Below are records that hold pictures; write out only the lines from their start through the line with "n_bars = 60", exactly, and drop the pictures.

— Begin —

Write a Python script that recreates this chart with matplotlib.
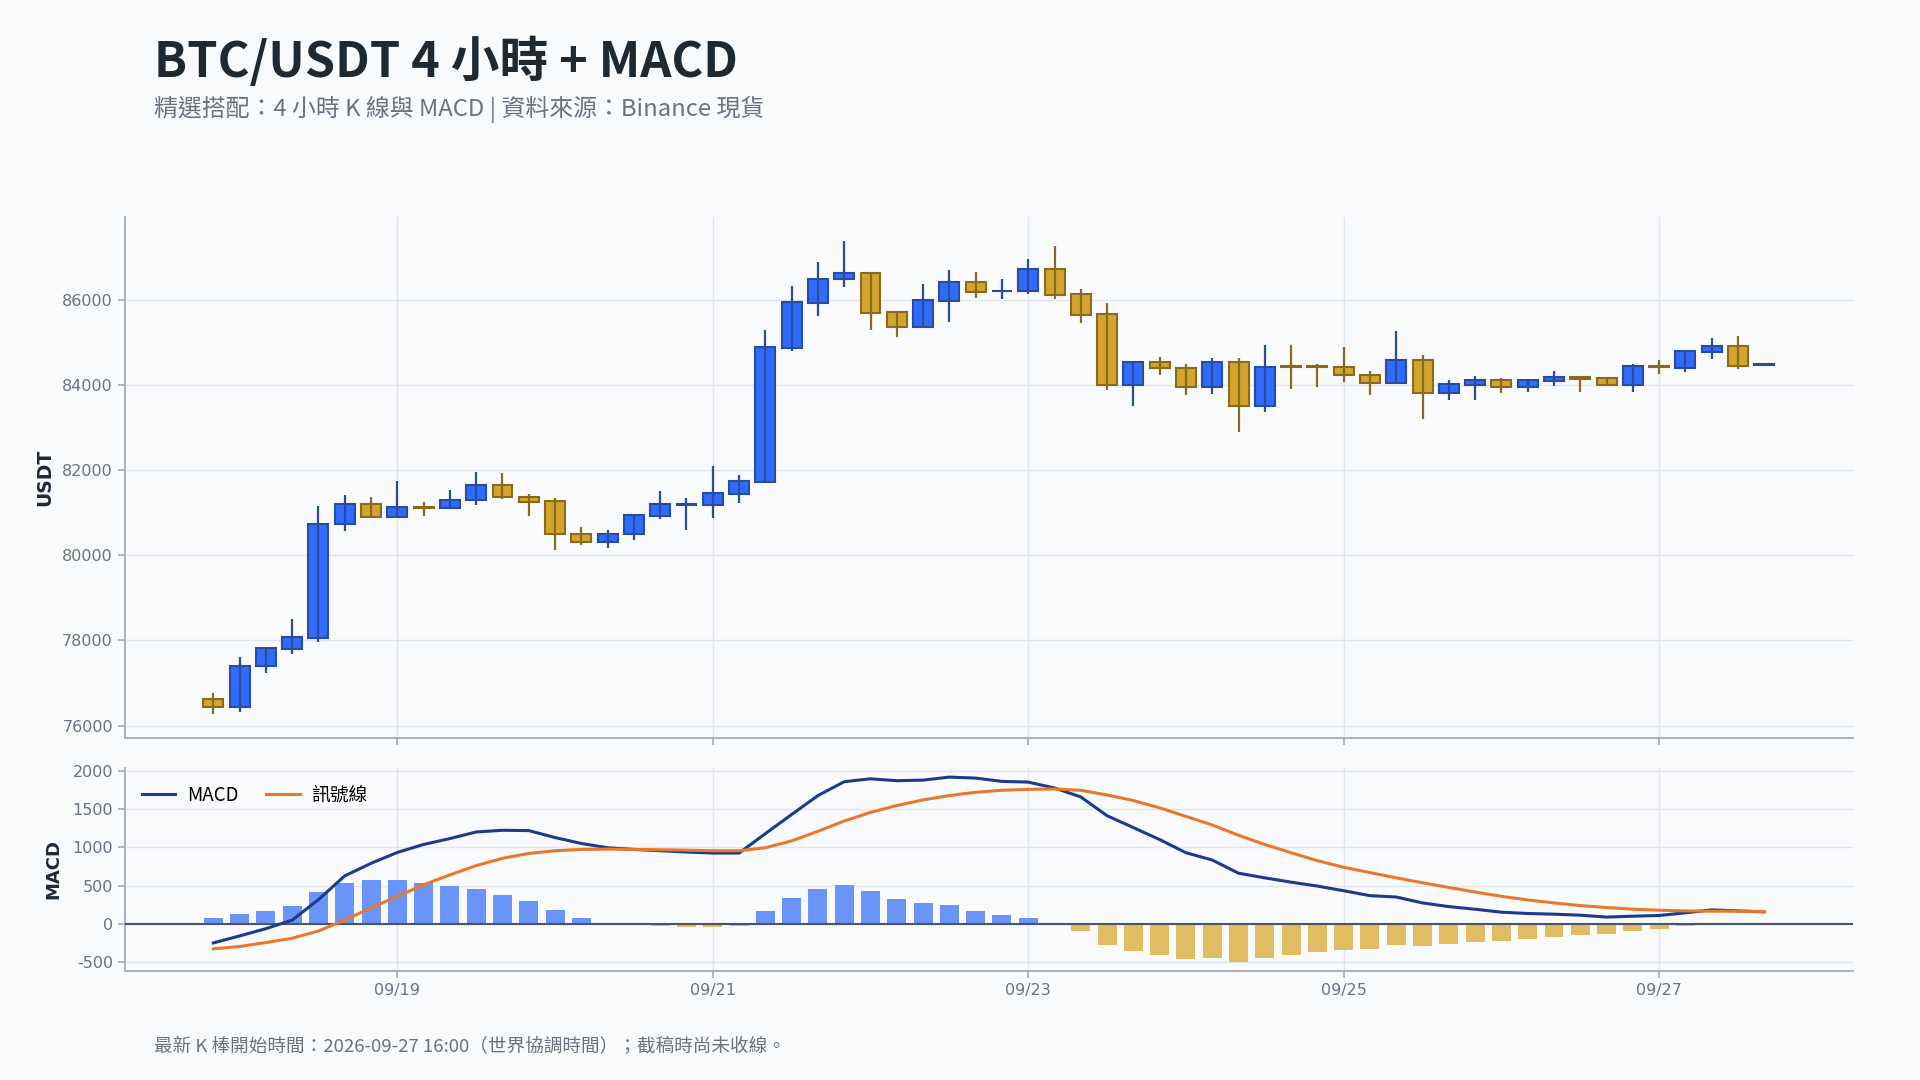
import numpy as np
import pandas as pd
import matplotlib
matplotlib.use("Agg")
import matplotlib.pyplot as plt
import matplotlib.dates as mdates

plt.rcParams['axes.unicode_minus'] = False

CJK = ['Noto Sans CJK TC', 'DejaVu Sans']

# 4h candles, first bar opens 2026-09-17 20:00 UTC
start_time = "2026-09-17 20:00"
n_bars = 60

opens = [76616, 76427, 77389, 77808, 78054, 80725, 81209, 80889, 81144, 81111,
         81292, 81661, 81374, 81267, 80511, 80314, 80503, 80922, 81185, 81177,
         81440, 81719, 84874, 85926, 86501, 86625, 85712, 85351, 85984, 86411,
         86205, 86214, 86715, 86131, 85663, 83995, 84537, 84398, 83946, 84537,
         83502, 84430, 84430, 84422, 84242, 84036, 84587, 83806, 84011, 84118,
         83946, 84102, 84184, 84159, 84011, 84440, 84406, 84784, 84915, 84470]
highs = [76756, 77619, 77849, 78506, 81160, 81415, 81366, 81744, 81250, 81530,
         81957, 81933, 81440, 81341, 80667, 80593, 80971, 81505, 81341, 82097,
         81875, 85302, 86337, 86896, 87389, 86640, 85720, 86378, 86707, 86666,
         86501, 86970, 87274, 86263, 85934, 84570, 84669, 84504, 84628, 84628,
         84948, 84932, 84504, 84882, 84340, 85260, 84693, 84110, 84200, 84159,
         84135, 84340, 84184, 84159, 84488, 84578, 84800, 85113, 85162, 84485]
lows = [76271, 76312, 77232, 77676, 77972, 80577, 80889, 80864, 80930, 81094,
        81185, 81333, 80930, 80133, 80248, 80182, 80347, 80840, 80601, 80864,
        81234, 81700, 84792, 85614, 86296, 85302, 85121, 85334, 85474, 86041,
        86016, 86131, 86016, 85449, 83880, 83510, 84233, 83765, 83790, 82902,
        83371, 83905, 83954, 84069, 83765, 84030, 83206, 83642, 83642, 83806,
        83847, 83970, 83847, 83970, 83847, 84258, 84316, 84603, 84365, 84465]
closes = [76435, 77389, 77824, 78071, 80741, 81209, 80889, 81144, 81111, 81308,
          81661, 81357, 81250, 80503, 80314, 80511, 80938, 81193, 81190, 81456,
          81735, 84891, 85942, 86501, 86625, 85696, 85351, 85992, 86411, 86189,
          86215, 86715, 86123, 85655, 83995, 84537, 84389, 83946, 84537, 83502,
          84422, 84420, 84420, 84225, 84036, 84587, 83806, 84028, 84118, 83946,
          84118, 84192, 84151, 84011, 84455, 84430, 84792, 84915, 84455, 84480]

macd = [-246, -155, -60, 52, 319, 629, 793, 935, 1039, 1116,
        1202, 1224, 1220, 1129, 1052, 996, 974, 957, 940, 927,
        927, 1180, 1430, 1677, 1858, 1896, 1871, 1879, 1918, 1905,
        1862, 1853, 1776, 1659, 1414, 1259, 1103, 931, 836, 664,
        603, 547, 496, 435, 371, 353, 276, 228, 194, 155,
        138, 129, 116, 91, 103, 112, 147, 185, 172, 159]
signal = [-323, -293, -241, -185, -90, 52, 211, 362, 513, 642,
          763, 858, 922, 957, 974, 978, 974, 970, 965, 957,
          957, 996, 1086, 1211, 1345, 1457, 1547, 1621, 1677, 1720,
          1746, 1758, 1763, 1746, 1685, 1612, 1517, 1405, 1293, 1159,
          1039, 931, 828, 741, 672, 603, 539, 478, 418, 362,
          315, 276, 241, 216, 194, 181, 172, 168, 168, 164]
hist = [73, 129, 177, 233, 414, 539, 578, 578, 539, 500,
        461, 384, 306, 190, 73, 6, -4, -22, -39, -39,
        -22, 177, 345, 461, 513, 435, 332, 280, 246, 177,
        112, 82, 5, -90, -272, -349, -401, -453, -440, -491,
        -440, -401, -362, -336, -323, -272, -284, -259, -233, -220,
        -194, -168, -142, -125, -90, -65, -26, -5, 2, -3]

times = pd.date_range(start_time, periods=n_bars, freq="4h")
x = mdates.date2num(times.to_pydatetime())

df = pd.DataFrame({"open": opens, "high": highs, "low": lows, "close": closes,
                   "macd": macd, "signal": signal, "hist": hist}, index=x)

BG = "#f8fafc"
UP_FILL, UP_EDGE = "#2f6bff", "#2a4c9c"
DN_FILL, DN_EDGE = "#d4a52d", "#8a6a1f"
GRID = "#e2e5eb"
SPINE = "#a3abb8"
TICK = "#6b7280"

fig = plt.figure(figsize=(19.2, 10.8), dpi=100, facecolor=BG)
ax = fig.add_axes([0.065, 0.317, 0.900, 0.482], facecolor=BG)
ax2 = fig.add_axes([0.065, 0.101, 0.900, 0.188], facecolor=BG, sharex=ax)

bar_w = 4 / 24 * 0.76
up = df["close"] >= df["open"]

# wicks
ax.vlines(df.index[up], df["low"][up], df["high"][up], color=UP_EDGE, lw=1.6, zorder=2)
ax.vlines(df.index[~up], df["low"][~up], df["high"][~up], color=DN_EDGE, lw=1.6, zorder=2)
# bodies
body_lo = np.minimum(df["open"], df["close"])
body_h = np.maximum((df["close"] - df["open"]).abs(), 15)
ax.bar(df.index[up], body_h[up], bottom=body_lo[up], width=bar_w,
       color=UP_FILL, edgecolor=UP_EDGE, linewidth=1.5, zorder=3)
ax.bar(df.index[~up], body_h[~up], bottom=body_lo[~up], width=bar_w,
       color=DN_FILL, edgecolor=DN_EDGE, linewidth=1.5, zorder=3)
# wick drawn through the body as in the reference
ax.vlines(df.index[up], body_lo[up], body_lo[up] + body_h[up], color=UP_EDGE, lw=1.6, zorder=4)
ax.vlines(df.index[~up], body_lo[~up], body_lo[~up] + body_h[~up], color=DN_EDGE, lw=1.6, zorder=4)

# MACD panel
hcol = np.where(df["hist"] >= 0, "#6a94f8", "#e0bd63")
ax2.bar(df.index, df["hist"], width=4 / 24 * 0.72, color=hcol, zorder=2)
ax2.axhline(0, color="#4b5563", lw=1.5, zorder=3)
ax2.plot(df.index, df["macd"], color="#1e3a8a", lw=2.2, label="MACD", zorder=4)
ax2.plot(df.index, df["signal"], color="#e8792b", lw=2.2, label="訊號線", zorder=4)
ax2.legend(loc="upper left", frameon=False, ncol=2, prop={"family": CJK, "size": 13.5},
           handlelength=1.8, handletextpad=0.6, columnspacing=1.5, borderaxespad=0.5)

for a in (ax, ax2):
    a.grid(True, color=GRID, lw=1.0)
    a.set_axisbelow(True)
    for s in ("top", "right"):
        a.spines[s].set_visible(False)
    for s in ("left", "bottom"):
        a.spines[s].set_color(SPINE)
        a.spines[s].set_linewidth(1.3)
    a.tick_params(colors=SPINE, labelcolor=TICK, labelsize=11.5, length=5, width=1.2)

ax.set_yticks([76000, 78000, 80000, 82000, 84000, 86000])
ax2.set_yticks([-500, 0, 500, 1000, 1500, 2000])
ax2.xaxis.set_major_locator(mdates.DayLocator(bymonthday=[19, 21, 23, 25, 27]))
ax2.xaxis.set_major_formatter(mdates.DateFormatter("%m/%d"))
plt.setp(ax.get_xticklabels(), visible=False)

ax.set_ylabel("USDT", fontsize=13.5, fontweight="bold", color="#1f2937")
ax2.set_ylabel("MACD", fontsize=13, fontweight="bold", color="#1f2937")
ax.yaxis.set_label_coords(-0.041, 0.5)
ax2.yaxis.set_label_coords(-0.036, 0.5)

fig.text(0.080, 0.943, "BTC/USDT 4 小時 + MACD", family=CJK, fontsize=35,
         fontweight="bold", color="#1f2933", va="center")
fig.text(0.080, 0.899, "精選搭配：4 小時 K 線與 MACD | 資料來源：Binance 現貨", family=CJK,
         fontsize=17.2, color="#6b7280", va="center")
fig.text(0.080, 0.031, "最新 K 棒開始時間：2026-09-27 16:00（世界協調時間）；截稿時尚未收線。",
         family=CJK, fontsize=13.4, color="#6b7280", va="center")

fig.savefig("out.png", dpi=100, facecolor=BG)
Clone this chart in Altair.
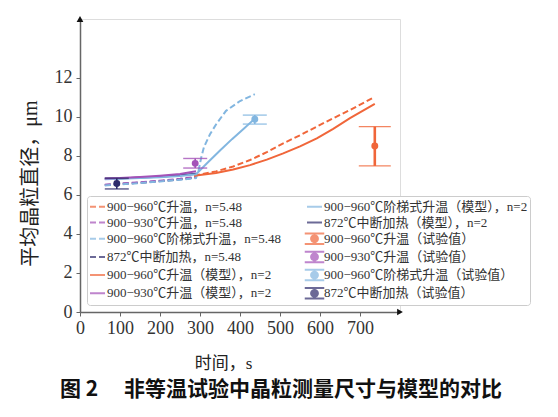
import altair as alt
import pandas as pd

# ---------------- data ----------------
SERIES = [
    "900−960℃升温，n=5.48",
    "900−930℃升温，n=5.48",
    "900−960℃阶梯式升温，n=5.48",
    "872℃中断加热，n=5.48",
    "900−960℃升温（模型），n=2",
    "900−930℃升温（模型），n=2",
    "900−960℃阶梯式升温（模型），n=2",
    "872℃中断加热（模型），n=2",
    "900−960℃升温（试验值）",
    "900−930℃升温（试验值）",
    "900−960℃阶梯式升温（试验值）",
    "872℃中断加热（试验值）",
]
BASE_COLORS = ["#F0663A", "#A452B8", "#82B6E0", "#2E2C6C"]

# dashed model curves (n=5.48)
t_d1 = [285, 340, 383, 425, 467, 508, 550, 592, 633, 675, 733]
y_d1 = [6.98, 7.2, 7.45, 7.78, 8.18, 8.63, 9.05, 9.49, 9.92, 10.34, 10.97]
t_d2 = [62, 100, 150, 200, 250, 290]
y_d2 = [6.52, 6.57, 6.64, 6.72, 6.82, 6.92]
t_d3 = [62, 100, 150, 200, 250, 290, 296, 303, 310, 325, 340, 365, 400, 437]
y_d3 = [6.48, 6.53, 6.6, 6.68, 6.77, 6.86, 7.2, 7.9, 8.45, 9.1, 9.6, 10.3, 10.8, 11.15]
t_d4 = [62, 100, 150, 200, 250, 290]
y_d4 = [6.5, 6.55, 6.62, 6.7, 6.79, 6.88]

# solid model curves (n=2)
t_s1 = [285, 340, 383, 425, 467, 508, 550, 592, 633, 675, 737]
y_s1 = [6.98, 7.12, 7.3, 7.52, 7.8, 8.12, 8.48, 8.89, 9.38, 9.92, 10.65]
t_s2 = [62, 100, 150, 200, 250, 290]
y_s2 = [6.84, 6.86, 6.91, 6.98, 7.07, 7.2]
t_s3 = [62, 100, 150, 200, 250, 290, 320, 350, 380, 410, 437]
y_s3 = [6.8, 6.82, 6.86, 6.9, 6.96, 7.05, 7.67, 8.27, 8.85, 9.4, 9.9]
t_s4 = [62, 100, 150, 200, 250, 290]
y_s4 = [6.82, 6.84, 6.88, 6.93, 7.0, 7.08]

# measured values
t_exp = [737, 288, 437, 92]
y_exp = [8.5, 7.61, 9.87, 6.58]
y_lo = [7.48, 7.37, 9.62, 6.3]
y_hi = [9.49, 7.86, 10.08, 6.85]

X_MAX = 800
Y_MAX = 15
X_TICKS = [0, 100, 200, 300, 400, 500, 600, 700]
Y_TICKS = [0, 2, 4, 6, 8, 10, 12]

# ---------------- tables ----------------
def curve_table(sets, names):
    rows = []
    for name, (ts, ys) in zip(names, sets):
        for t, y in zip(ts, ys):
            rows.append({"series": name, "t": t, "y": y})
    return pd.DataFrame(rows)

# drawing order: navy first (bottom), then the others
dashed_df = curve_table(
    [(t_d4, y_d4), (t_d1, y_d1), (t_d2, y_d2), (t_d3, y_d3)],
    [SERIES[3], SERIES[0], SERIES[1], SERIES[2]])
solid_df = curve_table(
    [(t_s4, y_s4), (t_s1, y_s1), (t_s3, y_s3), (t_s2, y_s2)],
    [SERIES[7], SERIES[4], SERIES[6], SERIES[5]])
exp_df = pd.DataFrame({"series": SERIES[8:], "t": t_exp, "y": y_exp,
                       "lo": y_lo, "hi": y_hi})
legend_df = pd.DataFrame({"series": SERIES, "t": [0] * 12, "y": [0] * 12})
arrow_up_df = pd.DataFrame({"t": [0], "y": [Y_MAX]})
arrow_right_df = pd.DataFrame({"t": [X_MAX], "y": [0]})

colors12 = BASE_COLORS * 3
dash12 = [[6, 3]] * 4 + [[1, 0]] * 8
LINE_PATH = "M-1,0H1"
ERR_PATH = ("M-1.3,-0.7H1.3M-1.3,0.7H1.3M0,-0.7V0.7"
            "M-0.45,0A0.45,0.45,0,1,0,0.45,0A0.45,0.45,0,1,0,-0.45,0Z")
shape12 = [LINE_PATH] * 8 + [ERR_PATH] * 4

SERIF = "Liberation Serif, Noto Sans CJK SC"
LABEL_COLOR = "#333333"
AXIS_COLOR = "#666666"

x_enc = alt.X("t:Q", scale=alt.Scale(domain=[0, X_MAX], nice=False),
              axis=alt.Axis(values=X_TICKS, grid=False, title="时间，s",
                            titleFont=SERIF, titleFontSize=17,
                            titleFontWeight="normal", titleColor="#222",
                            titleX=143, titleY=51, titleBaseline="middle",
                            labelFont="Liberation Serif", labelFontSize=18,
                            labelColor=LABEL_COLOR, labelPadding=3,
                            labelFlush=False, labelOverlap=False,
                            tickSize=4, tickColor=AXIS_COLOR,
                            domainColor=AXIS_COLOR, domainWidth=1.5))
y_enc = alt.Y("y:Q", scale=alt.Scale(domain=[0, Y_MAX], nice=False),
              axis=alt.Axis(values=Y_TICKS, grid=False, title="平均晶粒直径，μm",
                            titleFont=SERIF, titleFontSize=20,
                            titleFontWeight="normal", titleColor="#222",
                            titleAngle=270, titleX=-50, titleY=164,
                            titleBaseline="middle", titleAlign="center",
                            labelFont="Liberation Serif", labelFontSize=18,
                            labelColor=LABEL_COLOR, labelPadding=4,
                            labelFlush=False, labelOverlap=False,
                            tickSize=4, tickColor=AXIS_COLOR,
                            domainColor=AXIS_COLOR, domainWidth=1.5))
# colour scale of the drawn marks (domain listed in reverse so that it is a
# separate scale from the legend's fill/stroke scales)
color_enc = alt.Color("series:N",
                      scale=alt.Scale(domain=SERIES[::-1], range=colors12[::-1]),
                      legend=None)

dashed = alt.Chart(dashed_df).mark_line(strokeWidth=2, strokeDash=[6, 3]).encode(
    x=x_enc, y=y_enc, color=color_enc, detail="series:N")
solid = alt.Chart(solid_df).mark_line(strokeWidth=2).encode(
    x=x_enc, y=y_enc, color=color_enc, detail="series:N")

bars_thin = alt.Chart(exp_df).transform_filter(
    alt.datum.series != SERIES[8]).mark_rule(strokeWidth=1.6).encode(
    x=x_enc, y=alt.Y("lo:Q"), y2="hi:Q", color=color_enc)
bars_thick = alt.Chart(exp_df).transform_filter(
    alt.datum.series == SERIES[8]).mark_rule(strokeWidth=2.6).encode(
    x=x_enc, y=alt.Y("lo:Q"), y2="hi:Q", color=color_enc)
caps = []
for fld in ["lo", "hi"]:
    caps.append(alt.Chart(exp_df).transform_filter(
        alt.datum.series != SERIES[8]).mark_tick(
        orient="horizontal", thickness=1.4, size=24, opacity=0.8).encode(
        x=x_enc, y=alt.Y(f"{fld}:Q"), color=color_enc))
    caps.append(alt.Chart(exp_df).transform_filter(
        alt.datum.series == SERIES[8]).mark_tick(
        orient="horizontal", thickness=1.4, size=32, opacity=0.8).encode(
        x=x_enc, y=alt.Y(f"{fld}:Q"), color=color_enc))
points = alt.Chart(exp_df).mark_point(filled=True, size=48, opacity=1).encode(
    x=x_enc, y=y_enc, color=color_enc)

arrow_up = alt.Chart(arrow_up_df).mark_point(
    filled=True, size=45, color="#111", opacity=1, shape="triangle-up").encode(
    x=x_enc, y=y_enc)
arrow_right = alt.Chart(arrow_right_df).mark_point(
    filled=True, size=45, color="#111", opacity=1, shape="triangle-right").encode(
    x=x_enc, y=y_enc)

leg = alt.Legend(title=None, orient="none", legendX=7, legendY=177,
                 columns=2, direction="vertical", padding=2,
                 strokeColor="#cccccc", fillColor="white", cornerRadius=3,
                 labelFont=SERIF, labelFontSize=13, labelColor=LABEL_COLOR,
                 labelLimit=400, labelOffset=1, symbolSize=225,
                 symbolStrokeWidth=2, symbolFillColor="white",
                 rowPadding=-0.8, columnPadding=19)
legend_layer = alt.Chart(legend_df).transform_filter("false").mark_point(
    filled=True).encode(
    x=x_enc, y=y_enc,
    fill=alt.Fill("series:N", scale=alt.Scale(domain=SERIES, range=colors12), legend=leg),
    stroke=alt.Stroke("series:N", scale=alt.Scale(domain=SERIES, range=colors12), legend=leg),
    shape=alt.Shape("series:N", scale=alt.Scale(domain=SERIES, range=shape12), legend=leg),
    strokeDash=alt.StrokeDash("series:N", scale=alt.Scale(domain=SERIES, range=dash12), legend=leg),
)

chart = alt.layer(
    dashed, solid, bars_thin, bars_thick, *caps, points, arrow_up, arrow_right,
    legend_layer
).properties(
    width=320, height=293,
    autosize=alt.AutoSizeParams(type="none"),
    padding={"left": 72, "top": 11, "right": 150, "bottom": 97},
    title=alt.TitleParams(
        "图 2　  非等温试验中晶粒测量尺寸与模型的对比", orient="bottom",
        anchor="start", frame="group", dx=-20, offset=8,
        font="Noto Sans CJK SC", fontSize=21, fontWeight="bold", color="#111"),
).configure_view(stroke=None).configure(background="white")

chart.save("out.html", embed_options={"renderer": "svg", "actions": False})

— End —

▶ [Full output]
Write a Python script that recreates this chart with matplotlib.
import numpy as np
import pandas as pd
import matplotlib
matplotlib.use("Agg")
import matplotlib.pyplot as plt
import matplotlib.dates as mdates

plt.rcParams['axes.unicode_minus'] = False

CJK = ['Noto Sans CJK TC', 'DejaVu Sans']

# 4h candles, first bar opens 2026-09-17 20:00 UTC
start_time = "2026-09-17 20:00"
n_bars = 60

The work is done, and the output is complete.